Music

Review: ‘bby’ by Pool Boy

Words by: Michael Winsall


“bby” is the debut album by local Perth band Pool Boy. As far as first impressions go, this is a decent, if subdued, offering.

It’s hard being an electropop/new wave band these days. That particular blend of genres has been done quite a bit in the last 5-10 years in the indie music scene. To ensure I wasn’t talking out of my arse I listened to both double j and triple j unearthed simultaneously (for accuracy and effiency) and found they were both playing 80s inspired, new electropop wave for a few songs. And although this is the kind of music you want to play, there is a fine line you must straddle and occasionally whisper sweet nothings to in order to avoid sounding like everybody else out there. To this end, I feel Pool Boy has managed to carve out a darker, more broody version of this genre that I feel will only get better as they write more music and develop that sound.
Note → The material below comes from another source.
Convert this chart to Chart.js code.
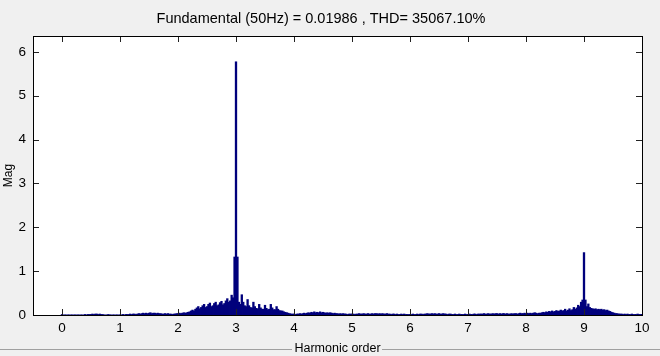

The music on this album is very simplistic, often times quite soft and generally quite pared down, usually just featuring easy loops and synth, backed with some electronic drums. The real stand out is Beth Commons’ harrowing vocals, haunting but not too heavy. On a spectrum of haunting, she sits somewhere between the twins in Stanley Kubrik’s The Shining and the first half of Peter Jackson’s The Frighteners (not the second half, as that movie nosed dive into nightmare territory at the drop of a hat).

The album moves quietly and steadily through the first few tracks, letting the feel of the music settle in, before reaching my favourite track, “thermophile”, which is decidedly louder than the rest of the album and has the ability to startle those caught unawares. After this things settle back down and a chilled out listening session can resume unabated, moving through tracks that sound (amongst other things) vaguely reminiscent of acts like Angus and Julia Stone.

Pool Boy describes themselves as Young Marble Giants on Quaaludes, and that is the best way I could describe them as well. If late 70s post punk bands on sedatives intrigues you, as it does me, then I recommend checking this one out. Best served on a Sunday session with a few friends or after a cruisy music festival starring some of the darlings of the Australian indie scene from the past decade.